What Content That Serves Can Do for Your Business
“By dedicating yourself to a content rhythm, you’ll develop a consistent level of creativity and energy that flows into everything else in your business.”
~ George Kao
You might already get that it pays to have a presence on social media, to publish a blog and/or to send out regular newsletters. But if I were to guess, I’d say it might not be abundantly clear to you why it’s so important and because of this, perhaps you’re not making it the priority it deserves to be.
Before we go on, let’s just clarify what we mean by creating content.
What I’m not talking about here is marketing copy such as sales pages, launch posts or any other copy designed specifically to get your audience to buy. Instead, what I’m referring to is content that serves your audience, in much the same way that your products or services might, albeit, of course not as profoundly. Content that helps them, educates them, inspires and uplifts them. Content that freely shares your best ideas and advice on the very transformation you help your clients to achieve.
What trips most people up when it comes to content creation is the mistaken belief that their content has to entice people to buy, which of course then feels icky and gross. When we let go of that idea, we’re free to simply show up and share what we know and when we do that, not only does our audience benefit but we also enjoy creating content a whole lot more.
So why is creating content so important if it’s not focused on making a sale?
Good question! Consistently creating and sharing free content supports you and your business in a number of fundamental ways.
1. It demonstrates your expertise. What better way to show people how knowledgeable you are about your skill or service, than to create content that illustrates it?
2. It helps you more deeply connect to your audience.

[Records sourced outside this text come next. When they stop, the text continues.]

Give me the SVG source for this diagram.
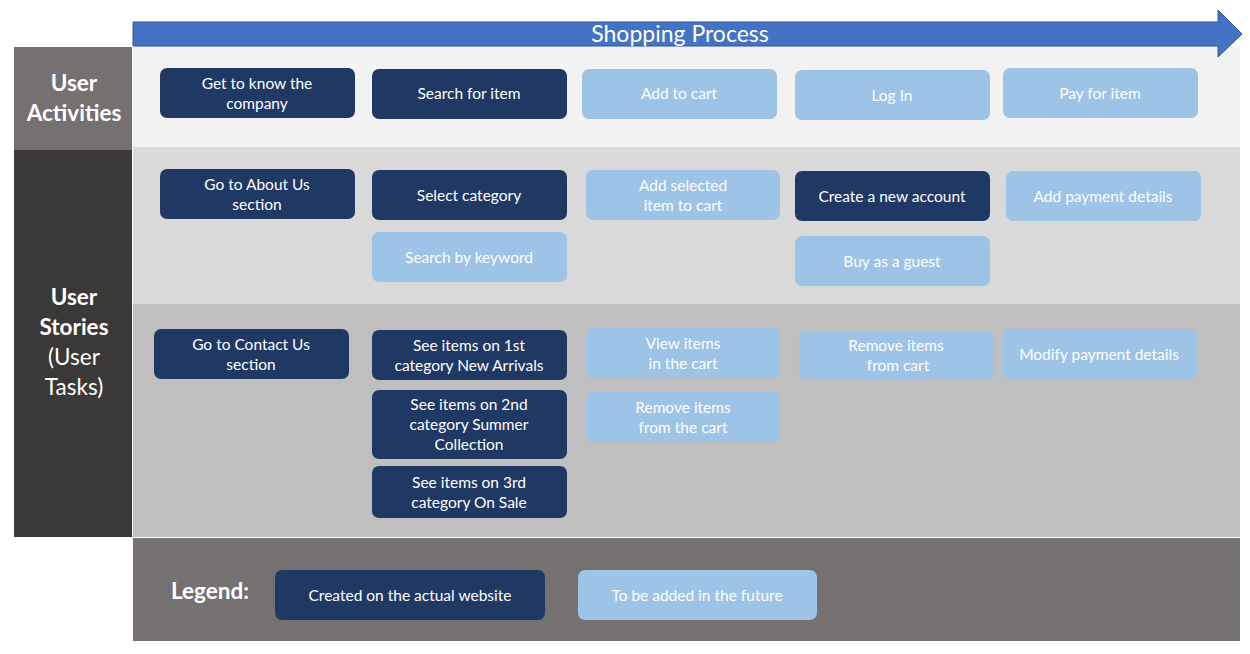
<svg xmlns="http://www.w3.org/2000/svg" width="1250" height="654" viewBox="0 0 1250 654">
<style>
  text { font-family: Lato, "Open Sans", "Liberation Sans", sans-serif; fill: #ffffff; text-anchor: middle; }
  .t { font-size: 15.5px; }
  .h { font-size: 22.5px; font-weight: bold; }
  .hr { font-size: 22.5px; }
  .dark { fill: #203864; }
  .light { fill: #9dc3e6; }
</style>
<rect width="1250" height="654" fill="#ffffff"/>
<g id="bands">
  <rect x="133" y="46" width="1107" height="101" fill="#f2f2f2"/>
  <rect x="133" y="147" width="1107" height="157" fill="#d9d9d9"/>
  <rect x="133" y="304" width="1107" height="233" fill="#bfbfbf"/>
  <rect x="133" y="538" width="1107" height="103" fill="#767171"/>
  <rect x="14" y="47" width="118" height="103" fill="#767171"/>
  <rect x="14" y="150" width="118" height="387" fill="#3b3838"/>
</g>
<g id="process-arrow">
  <polygon points="133,22 1218,22 1218,10 1242,34 1218,57 1218,46 133,46" fill="#4472c4" stroke="#2f5597" stroke-width="1"/>
  <text x="680" y="42" style="font-size:23px">Shopping Process</text>
</g>
<g id="row-labels">
  <text class="h" x="74" y="91">User</text>
  <text class="h" x="74" y="121">Activities</text>
  <text class="h" x="74" y="305">User</text>
  <text class="h" x="74" y="335">Stories</text>
  <text class="hr" x="74" y="365">(User</text>
  <text class="hr" x="74" y="395">Tasks)</text>
</g>
<g id="connectors"></g>
<g id="n-know"><rect class="dark" x="160" y="68" width="195" height="50" rx="7"/><text class="t" x="257" y="89">Get to know the</text><text class="t" x="257" y="109">company</text></g>
<g id="n-search"><rect class="dark" x="372" y="69" width="195" height="50" rx="7"/><text class="t" x="469" y="99">Search for item</text></g>
<g id="n-addcart"><rect class="light" x="582" y="69" width="195" height="50" rx="7"/><text class="t" x="679" y="99">Add to cart</text></g>
<g id="n-login"><rect class="light" x="795" y="70" width="195" height="50" rx="7"/><text class="t" x="892" y="101">Log In</text></g>
<g id="n-pay"><rect class="light" x="1003" y="68" width="195" height="50" rx="7"/><text class="t" x="1100" y="99">Pay for item</text></g>

<g id="n-about"><rect class="dark" x="160" y="169" width="195" height="50" rx="7"/><text class="t" x="257" y="190">Go to About Us</text><text class="t" x="257" y="210">section</text></g>
<g id="n-category"><rect class="dark" x="372" y="170" width="195" height="50" rx="7"/><text class="t" x="469" y="201">Select category</text></g>
<g id="n-keyword"><rect class="light" x="372" y="232" width="195" height="50" rx="7"/><text class="t" x="469" y="263">Search by keyword</text></g>
<g id="n-addsel"><rect class="light" x="586" y="170" width="194" height="50" rx="7"/><text class="t" x="683" y="191">Add selected</text><text class="t" x="683" y="211">item to cart</text></g>
<g id="n-account"><rect class="dark" x="795" y="171" width="195" height="50" rx="7"/><text class="t" x="892" y="202">Create a new account</text></g>
<g id="n-guest"><rect class="light" x="795" y="236" width="195" height="50" rx="7"/><text class="t" x="892" y="267">Buy as a guest</text></g>
<g id="n-paydetails"><rect class="light" x="1006" y="171" width="195" height="50" rx="7"/><text class="t" x="1103" y="202">Add payment details</text></g>

<g id="n-contact"><rect class="dark" x="154" y="329" width="195" height="50" rx="7"/><text class="t" x="251" y="350">Go to Contact Us</text><text class="t" x="251" y="370">section</text></g>
<g id="n-cat1"><rect class="dark" x="372" y="330" width="195" height="50" rx="7"/><text class="t" x="469" y="351">See items on 1st</text><text class="t" x="469" y="371">category New Arrivals</text></g>
<g id="n-cat2"><rect class="dark" x="372" y="390" width="195" height="69" rx="7"/><text class="t" x="469" y="410">See items on 2nd</text><text class="t" x="469" y="430">category Summer</text><text class="t" x="469" y="450">Collection</text></g>
<g id="n-cat3"><rect class="dark" x="372" y="466" width="195" height="52" rx="7"/><text class="t" x="469" y="488">See items on 3rd</text><text class="t" x="469" y="508">category On Sale</text></g>
<g id="n-view"><rect class="light" x="586" y="328" width="194" height="50" rx="7"/><text class="t" x="683" y="349">View items</text><text class="t" x="683" y="369">in the cart</text></g>
<g id="n-remove1"><rect class="light" x="586" y="392" width="194" height="50" rx="7"/><text class="t" x="683" y="413">Remove items</text><text class="t" x="683" y="433">from the cart</text></g>
<g id="n-remove2"><rect class="light" x="799" y="331" width="195" height="49" rx="7"/><text class="t" x="896" y="351">Remove items</text><text class="t" x="898" y="371">from cart</text></g>
<g id="n-modify"><rect class="light" x="1002" y="329" width="195" height="50" rx="7"/><text class="t" x="1099" y="360">Modify payment details</text></g>

<g id="legend">
  <text x="210" y="599" style="font-size:22.5px;font-weight:bold">Legend:</text>
  <rect class="dark" x="275" y="570" width="270" height="50" rx="7"/><text class="t" x="410" y="601">Created on the actual website</text>
  <rect class="light" x="578" y="570" width="239" height="50" rx="7"/><text class="t" x="697" y="601">To be added in the future</text>
</g>
</svg>
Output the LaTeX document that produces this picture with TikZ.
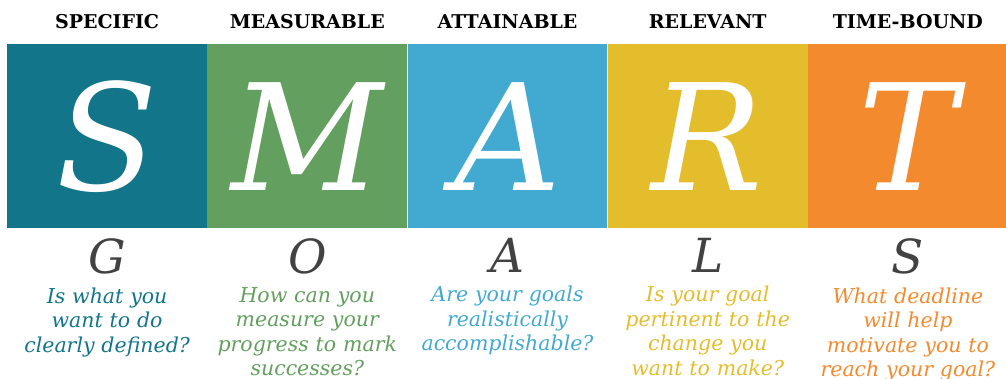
\documentclass[tikz,border=0pt]{standalone}
\usepackage{fontspec}
\setmainfont{DejaVu Serif}
\usetikzlibrary{positioning}

\definecolor{specC}{HTML}{12758A}
\definecolor{measC}{HTML}{639F5E}
\definecolor{attC}{HTML}{42AAD0}
\definecolor{relC}{HTML}{E3BD2C}
\definecolor{timeC}{HTML}{F48A2E}
\definecolor{goalC}{HTML}{424242}

\tikzset{
  block/.style={fill=#1, minimum width=199.8pt, minimum height=184pt, inner sep=0pt,
    text=white, font=\fontsize{148}{148}\selectfont\itshape},
  head/.style={inner sep=0pt, font=\fontsize{19}{19}\selectfont\bfseries},
  goalltr/.style={inner sep=0pt, text=goalC, font=\fontsize{47}{47}\selectfont\itshape},
  ask/.style={inner sep=0pt, text=#1, align=center, text width=199pt,
    font=\fontsize{20.5}{24.5}\selectfont\itshape}
}

\begin{document}
\begin{tikzpicture}[x=1pt,y=1pt]
  \useasboundingbox (0,0) rectangle (1006,379);

  % the five coloured blocks
  \node[block=specC, anchor=north west] (sblk) at (7,335) {S};
  \node[block=measC, right=0pt of sblk] (mblk) {M};
  \node[block=attC,  right=0pt of mblk] (ablk) {A};
  \node[block=relC,  right=0pt of ablk] (rblk) {R};
  \node[block=timeC, right=0pt of rblk] (tblk) {T};

  % headings
  \node[head, above=15pt of sblk] (shead) {SPECIFIC};
  \node[head, above=15pt of mblk] (mhead) {MEASURABLE};
  \node[head, above=15pt of ablk] (ahead) {ATTAINABLE};
  \node[head, above=15pt of rblk] (rhead) {RELEVANT};
  \node[head, above=15pt of tblk] (thead) {TIME-BOUND};

  % G O A L S
  \node[goalltr, below=10pt of sblk] (gG) {G};
  \node[goalltr, below=10pt of mblk] (gO) {O};
  \node[goalltr, below=10pt of ablk] (gA) {A};
  \node[goalltr, below=10pt of rblk] (gL) {L};
  \node[goalltr, below=10pt of tblk] (gS) {S};

  % questions
  \node[ask=specC, below=13pt of gG] (sask) {Is what you\\want to do\\clearly defined?};
  \node[ask=measC, below=13pt of gO] (mask) {How can you\\measure your\\progress to mark\\successes?};
  \node[ask=attC,  below=13pt of gA] (aask) {Are your goals\\realistically\\accomplishable?};
  \node[ask=relC,  below=13pt of gL] (rask) {Is your goal\\pertinent to the\\change you\\want to make?};
  \node[ask=timeC, below=13pt of gS] (task) {What deadline\\will help\\motivate you to\\reach your goal?};
\end{tikzpicture}
\end{document}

When you show up regularly in people’s lives, be that in their inbox or their newsfeed, people not only get to know you better, but they also begin to trust and rely on you and the information you share.
3. It allows you to serve your audience before they’ve even spent a penny with you. Being generous with your content and giving your best ideas away for free cultivates reciprocal generosity, meaning people are more likely to invest in what you’re selling (if the content resonates) and/or refer you to other people.
4. It allows you to find your voice and express your point of view. Having a strong point of view is crucial to helping you stand out to your right-fit people. Creating content consistently allows us to explore what we believe and share that with the world.
5. Consistent content creation allows us to get to know our audience better. By paying attention to which pieces of content get the most likes, shares or comments, we begin to better understand what our audience is interested in and therefore what it needs from us.
6. It helps to grow your audience. As your content improves, which of course it will the more you practice and the more you heed the feedback you get, the more likely it is that people will share that content and the more eyes will, therefore, be on you and your business.
It’s for all of the above reasons, that content creation has been at the heart of my business growth strategy for years now and because of this ongoing commitment and consistency, my content is now sending me paying clients on the regular. Two clients recently told me that they found me via my content on Medium and many of my current 1:1 clients found me via Google because my blog posts came up in their searches.
This wasn’t the case even a year ago but over the past year, having been pretty consistent with my content since early 2019, people are now finding my content online and hiring me as a result.
So what does consistency look like? I always think about these words from my business mentor, George Kao:
“How often should you create? Once a week is a good rhythm, but what’s interesting is that it’s easier to do it everyday. When you have a weekly habit, it can be hard to build momentum. When it’s a daily habit, there’s no question that you have to do it each day, and it becomes a rhythm.”
I certainly don’t write every day these days, but back when I was struggling to get into a rhythm of weekly writing, I took George’s words to heart and whilst initially thinking that there was no way could I create a blog post every day, I subsequently remembered a 30-day challenge I set for myself back in 2012, where I did exactly that for my old personal growth blog.
This in turn led me to running a 30-day content challenge in 2019 in which I wrote 30 blog posts in 30 days. This is where my journey of consistent content creation began. Since then, I’ve written many more pieces and regular content creation has become an ingrained part of my weekly business schedule and I truly wish the same for you.